Cost-Benefit or Cost-Effectiveness Analysis?
There are two basic forms of economic analysis, one of which should be applied in the appraisal of each non-commercial investment proposal valued over €20m (see figure 6 below):
The general principle of cost-benefit analysis (CBA) is to assess whether or not the social and economic benefits associated with a project are greater than its social and economic costs.
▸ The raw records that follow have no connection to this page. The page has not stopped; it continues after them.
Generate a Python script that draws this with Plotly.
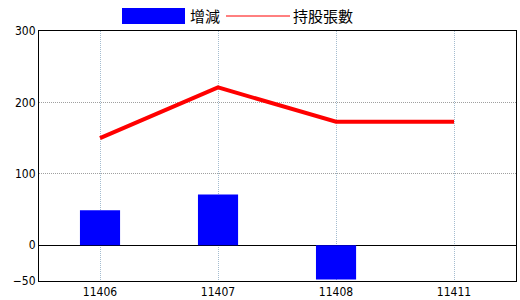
import plotly.graph_objects as go

categories = ["11406", "11407", "11408", "11411"]
change = [49, 71, -48, None]
holdings = [150, 221, 173, 173]
y_ticks = [-50, 0, 100, 200, 300]

fig = go.Figure()
fig.add_trace(go.Bar(x=categories, y=change, name="增減", marker_color="#0000ff",
                     marker_line_width=0, width=0.34))
fig.add_trace(go.Scatter(x=categories, y=holdings, name="持股張數", mode="lines",
                         line=dict(color="#ff0000", width=4)))

tickfont = dict(family="DejaVu Sans Condensed, Liberation Sans Narrow, sans-serif", size=12, color="#000")
fig.update_layout(
    width=520, height=300,
    margin=dict(l=39, r=4, t=31, b=19, autoexpand=False),
    paper_bgcolor="white", plot_bgcolor="white",
    showlegend=False,
    xaxis=dict(type="category", range=[-0.517, 3.525], showgrid=True, gridcolor="#a4bccf",
               griddash="1px,1px", gridwidth=1, showline=True, linecolor="#000", linewidth=1,
               mirror=True, ticks="", tickfont=tickfont, zeroline=False, ticklabelstandoff=0,
               automargin=False),
    yaxis=dict(range=[-50, 300], tickvals=y_ticks, showgrid=True, gridcolor="#a0a0a0",
               griddash="1px,1px", gridwidth=1, showline=True, linecolor="#000", linewidth=1,
               mirror=True, ticks="", tickfont=tickfont, zeroline=True, zerolinecolor="#000",
               zerolinewidth=1, automargin=False),
)

# legend drawn manually
H = 250.0
legfont = dict(family="Noto Sans CJK TC, sans-serif", size=15, color="#000")
fig.add_shape(type="rect", xref="paper", yref="paper", x0=(122-39)/477, x1=(185-39)/477,
              y0=(281-24)/H, y1=(281-8)/H, fillcolor="#0000ff", line_width=0)
fig.add_annotation(xref="paper", yref="paper", x=(188-39)/477, y=(281-16)/H, text="增減",
                   showarrow=False, xanchor="left", yanchor="middle", font=legfont)
fig.add_shape(type="line", xref="paper", yref="paper", x0=(226-39)/477, x1=(290-39)/477,
              y0=(281-16)/H, y1=(281-16)/H, line=dict(color="#ff0000", width=1))
fig.add_annotation(xref="paper", yref="paper", x=(291-39)/477, y=(281-16)/H, text="持股張數",
                   showarrow=False, xanchor="left", yanchor="middle", font=legfont)

fig.write_html("out.html")
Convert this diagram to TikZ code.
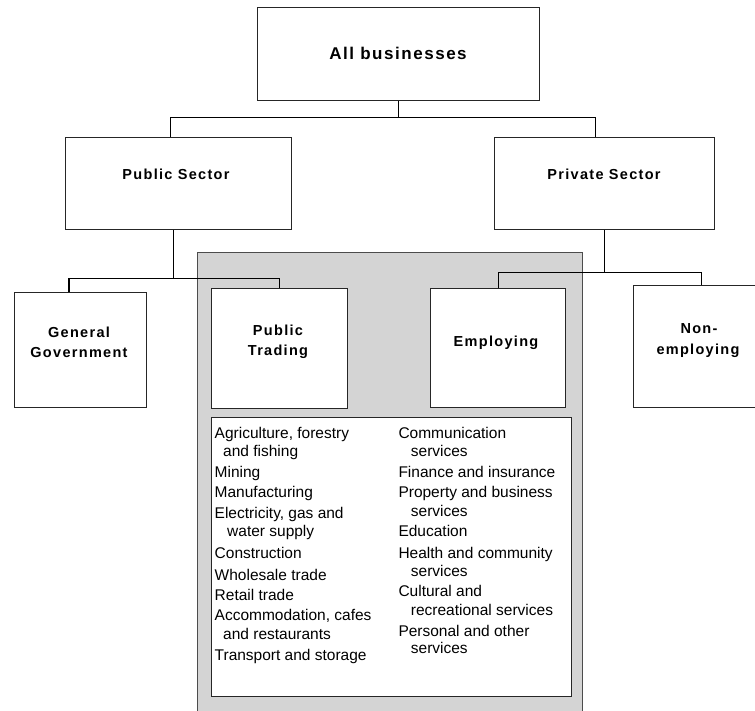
\documentclass[tikz,border=0pt]{standalone}
\usepackage{fontspec}
\setmainfont{Liberation Sans}
\newfontfamily\hdfont[LetterSpace=9]{Liberation Sans}
\usetikzlibrary{positioning,calc}
\tikzset{
  box/.style    = {draw=black!85, line width=1.1pt, fill=white,
                   anchor=north west, inner sep=0pt},
  shade/.style  = {box, draw=black!70, line width=0.8pt, fill=black!17},
  hd/.style     = {font=\hdfont\bfseries\fontsize{14.5}{17}\selectfont,
                   anchor=base, inner sep=0pt},
  hdbig/.style  = {hd, font=\hdfont\bfseries\fontsize{17}{20}\selectfont},
  item/.style   = {font=\fontsize{15.5}{18}\selectfont,
                   anchor=base west, inner sep=0pt},
  ln/.style     = {line width=0.9pt},
}

\begin{document}
\begin{tikzpicture}[x=1pt,y=-1pt]
  \useasboundingbox (0,0) rectangle (755,711);

  % --- shaded trading / employing area ---
  \node[shade, minimum width=385pt, minimum height=470pt] (area) at (197.3,252.3) {};

  % --- boxes ---
  \node[box, minimum width=282pt, minimum height=93pt]    (all)    at (257,7) {};
  \node[box, minimum width=226pt, minimum height=92.6pt]  (pub)    at (64.5,136.7) {};
  \node[box, minimum width=220pt, minimum height=92.6pt]  (priv)   at (493.6,136.7) {};
  \node[box, minimum width=131.4pt, minimum height=115.6pt] (gg)   at (14.3,291.7) {};
  \node[box, minimum width=135.7pt, minimum height=119.4pt] (pt)   at (211,288.3) {};
  \node[box, minimum width=135pt, minimum height=119pt]   (emp)    at (430,288.3) {};
  \node[box, minimum width=135pt, minimum height=121.7pt] (nonemp) at (633.3,285) {};
  \node[box, minimum width=360.3pt, minimum height=279pt] (ind)    at (210.7,416.7) {};

  % --- headings ---
  \node[hdbig] (allt)  at (398,60)    {All businesses};
  \node[hd]    (pubt)  at (176,179.2) {Public Sector};
  \node[hd]    (privt) at (604,180)   {Private Sector};
  \node[hd]    (ggt1)  at (79,337.3)  {General};
  \node[hd]    (ggt2)  at (79,357.3)  {Government};
  \node[hd]    (ptt1)  at (278,335.7) {Public};
  \node[hd]    (ptt2)  at (278,355.2) {Trading};
  \node[hd]    (empt)  at (496,346)   {Employing};
  \node[hd]    (net1)  at (699,333.3) {Non-};
  \node[hd]    (net2)  at (698,354)   {employing};

  % --- connectors ---
  \coordinate (pubin)  at ($(pub.north)+(-8,0)$);
  \coordinate (privin) at ($(priv.north)+(-9.2,0)$);
  \draw[ln] (all.south) -- ++(0,16.7) coordinate (busA);
  \draw[ln] (pubin) |- (busA) -| (privin);

  \coordinate (ggin) at ($(gg.north)+(-11.7,0)$);
  \draw[ln] ($(pub.south)+(-4.8,0)$) -- ++(0,48) coordinate (busB);
  \draw[ln] (ggin |- busB) -| (pt.north);
  \draw[ln] (busB) -- (ggin |- busB);
  \draw[line width=2pt] (ggin) -- (ggin |- busB);

  \draw[ln] (priv.south) -- ++(0,42.4) coordinate (busC);
  \draw[ln] (emp.north) |- (busC) -| (nonemp.north);

  % --- industries list ---
  \foreach \y/\dx/\txt [count=\i] in {
      438.5/0/{Agriculture, forestry}, 456.8/8.5/{and fishing},
      477.8/0/Mining, 497.8/0/Manufacturing,
      518.5/0/{Electricity, gas and}, 536.8/12.5/{water supply},
      558.5/0/Construction, 580.1/0/{Wholesale trade},
      600.1/0/{Retail trade}, 620.1/0/{Accommodation, cafes},
      639.5/8.5/{and restaurants}, 660.1/0/{Transport and storage}}
    \node[item] (lt\i) at (214.5+\dx,\y) {\txt};
  \foreach \y/\dx/\txt [count=\i] in {
      438.5/0/Communication, 456.8/12.4/services,
      477.8/0/{Finance and insurance}, 497.8/0/{Property and business},
      516.1/12.4/services, 536.8/0/Education,
      558.5/0/{Health and community}, 576.8/12.4/services,
      596.8/0/{Cultural and}, 615.1/12.4/{recreational services},
      636.8/0/{Personal and other}, 653.5/12.4/services}
    \node[item] (rt\i) at (398.3+\dx,\y) {\txt};
\end{tikzpicture}
\end{document}
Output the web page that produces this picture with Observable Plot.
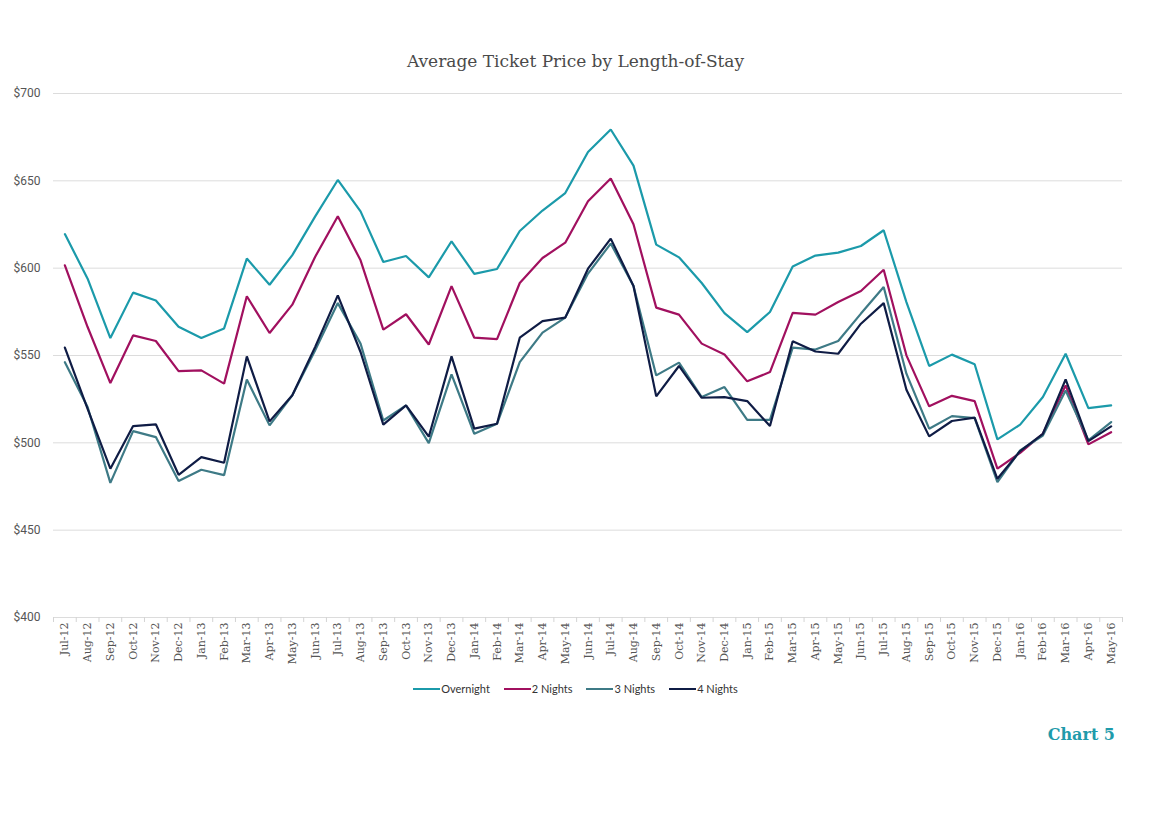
<!DOCTYPE html>
<html>
<head>
<meta charset="utf-8">
<script src="https://cdn.jsdelivr.net/npm/d3@7"></script>
<script src="https://cdn.jsdelivr.net/npm/@observablehq/plot@0.6"></script>
<style>
  html, body { margin: 0; padding: 0; background: #fff; }
  #wrap { position: relative; width: 1151px; height: 816px; }
  #title { position: absolute; left: 0; width: 1151px; top: 51px; text-align: center;
    font-family: "DejaVu Serif", serif; font-size: 17px; color: #4a4a4a; }
  #chart { position: absolute; left: 0; top: 80px; }
  #legend { position: absolute; top: 679px; left: 0; width: 1151px; text-align: center;
    font-family: Lato, "Open Sans", sans-serif; font-size: 11px; color: #333; }
  .item { display: inline-flex; align-items: center; margin: 0 7px; }
  .sw { display: inline-block; width: 27px; height: 2.5px; margin-right: 1px; }
  #caption { position: absolute; top: 725px; right: 36px;
    font-family: "DejaVu Serif", serif; font-weight: bold; font-size: 16px; color: #1f9bab; }
</style>
</head>
<body>
<div id="wrap">
  <div id="title"></div>
  <div id="chart"></div>
  <div id="legend"></div>
  <div id="caption"></div>
</div>
<script>
const titleText = "Average Ticket Price by Length-of-Stay";
const captionText = "Chart 5";
const months = ["Jul-12","Aug-12","Sep-12","Oct-12","Nov-12","Dec-12","Jan-13","Feb-13","Mar-13","Apr-13","May-13","Jun-13",
  "Jul-13","Aug-13","Sep-13","Oct-13","Nov-13","Dec-13","Jan-14","Feb-14","Mar-14","Apr-14","May-14","Jun-14",
  "Jul-14","Aug-14","Sep-14","Oct-14","Nov-14","Dec-14","Jan-15","Feb-15","Mar-15","Apr-15","May-15","Jun-15",
  "Jul-15","Aug-15","Sep-15","Oct-15","Nov-15","Dec-15","Jan-16","Feb-16","Mar-16","Apr-16","May-16"];
const seriesNames = ["Overnight", "2 Nights", "3 Nights", "4 Nights"];
const seriesColors = ["#1b9aaa", "#a1105f", "#3e7a86", "#0f1c45"];
const overnight = [619.5,594,560,586,581.5,566.5,560,565.5,605.5,590.5,607.5,629.5,
  650.5,632.5,603.5,607,594.7,615.4,596.7,599.5,621.3,633,643,666.5,
  679.4,658.7,613.5,606.2,591.5,574.3,563.4,574.9,601,607.2,608.9,612.7,
  621.7,580.6,544,550.5,545,502,510.4,526.2,551,519.9,521.4];
const nights2 = [601.6,566.3,534.2,561.5,558.3,541.1,541.5,533.9,583.9,562.9,579.1,606.4,
  629.7,604.5,564.8,573.6,556.3,589.7,560.2,559.4,591.5,605.8,614.6,638.3,
  651.3,625.1,577.4,573.4,556.8,550.6,535.2,540.5,574.4,573.4,580.6,586.9,
  599.1,550.1,520.9,526.9,523.9,485.2,494.3,505.2,532.9,499.1,506.1];
const nights3 = [546.2,520.5,477.1,506.7,503.3,478.1,484.6,481.5,536.2,510,527.2,552.9,
  580,556.8,512.8,521.4,499.8,539.2,505.2,510.9,546.2,563.1,571.7,596.9,
  614.1,589.8,538.6,545.9,526.2,531.9,513.2,513.2,554.5,553.4,558.3,574,
  589.2,539.6,508.1,515.3,514.2,477.5,495.7,504.2,530,501.4,511.9];
const nights4 = [554.5,519.5,485.2,509.6,510.6,481.7,491.8,488.6,549.5,512.3,527.2,554.8,
  584.4,552,510.4,521.4,503.5,549.5,508.1,510.9,560.2,569.7,571.7,599.7,
  616.9,589.8,526.6,544,525.8,526.2,523.9,509.6,558.2,552.3,551,568.2,
  580,530.4,503.7,512.5,514.4,479.4,495.3,505.2,536.3,501,509.4];
const yTicks = [400, 450, 500, 550, 600, 650, 700];

const allSeries = [overnight, nights2, nights3, nights4];
const data = [];
allSeries.forEach((vals, s) => vals.forEach((v, i) => data.push({i, month: months[i], series: seriesNames[s], value: v})));

document.getElementById("title").textContent = titleText;
document.getElementById("caption").textContent = captionText;

const idx = d3.range(months.length);
const boundaries = d3.range(-0.5, months.length, 1);

const chart = Plot.plot({
  width: 1151,
  height: 592,
  marginLeft: 53,
  marginRight: 29,
  marginTop: 13,
  marginBottom: 55,
  style: { fontFamily: "Roboto, sans-serif", background: "transparent" },
  x: { type: "linear", domain: [-0.5, months.length - 0.5], axis: null },
  y: { domain: [400, 700], axis: null },
  color: { domain: seriesNames, range: seriesColors },
  marks: [
    Plot.ruleY(yTicks, { stroke: "#dcdcdc", strokeWidth: 1 }),
    Plot.axisX({ ticks: boundaries, tickFormat: () => "", tickSize: 5, stroke: "#d4d4d4", label: null }),
    Plot.axisX({ ticks: idx, tickFormat: i => months[i], tickSize: 0, tickPadding: 5, tickRotate: -90,
      fontFamily: "DejaVu Serif, serif", fontSize: 11, fill: "#555", label: null }),
    Plot.axisY({ ticks: yTicks, tickFormat: d => "$" + d, tickSize: 0, tickPadding: 13,
      fontSize: 12, fill: "#555", fontFamily: "Roboto, sans-serif", label: null }),
    Plot.line(data, { x: "i", y: "value", z: "series", stroke: "series", strokeWidth: 2.2, strokeLinejoin: "miter" })
  ]
});
document.getElementById("chart").appendChild(chart);

const legend = document.getElementById("legend");
seriesNames.forEach((n, k) => {
  const it = document.createElement("span");
  it.className = "item";
  const sw = document.createElement("span");
  sw.className = "sw";
  sw.style.background = seriesColors[k];
  it.appendChild(sw);
  it.appendChild(document.createTextNode(n));
  legend.appendChild(it);
});
</script>
</body>
</html>
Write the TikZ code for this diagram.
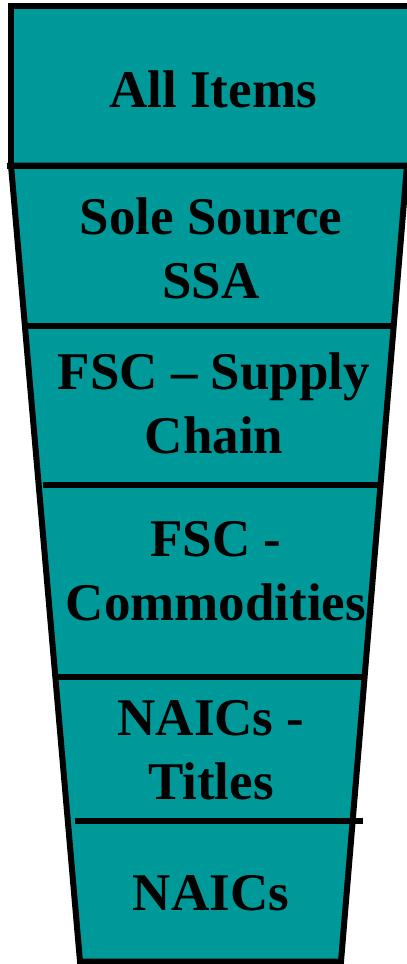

Cost-effectiveness analysis (CEA) compares the costs of different ways of achieving a particular objective. A choice can then be made as to which of these options (which all achieve the same or similar ends) is preferable. Cost-benefit and Cost-effectiveness analysis are very similar. Ideally, cost-benefit analysis would always be undertaken. However, there are situations where significant costs or benefits associated with a project cannot be quantified or valued, and where this occurs cost effectiveness analysis may have to be relied on. CEA is employed to determine the least cost way of determining the project objective. Whether undertaking cost-benefit or cost-effectiveness analysis, a number of important considerations arise:
- There may be significant costs or benefits which do not affect the Sponsoring Agency but which are important to other persons or agencies or to society in general. These are usually called ‘externalities’ (i.e. they are external to the sponsor’s direct concerns).
- There may be no market prices available for evaluating some costs or benefits associated with project options as they may not be traded items.
- In some cases, though resources consumed and outputs produced may be traded, the prices may not reflect the real value to society of those resources or outputs.
For further information on Appraisal Techniques see Document D.01.
Project Finance including PPPs:
The Sponsoring Agency is required to seek the advice of the NDFA on all projects above €20 million and should do so at preliminary appraisal stage and in any event no later than before tender documents are finalised. The Agency’s statutory functions include advising public bodies on the optimum means of financing the cost of public investment projects to achieve value for money and providing advice in relation to all aspects of financing, refinancing and insurance including risk analysis of public investment projects.
The option of procuring a project by PPP for projects costing over €20m should be considered by the sponsoring agency as part of the project appraisal. The separate Guidelines on Public Private Partnerships should be followed when considering the PPP option – see www.ppp.gov.ie.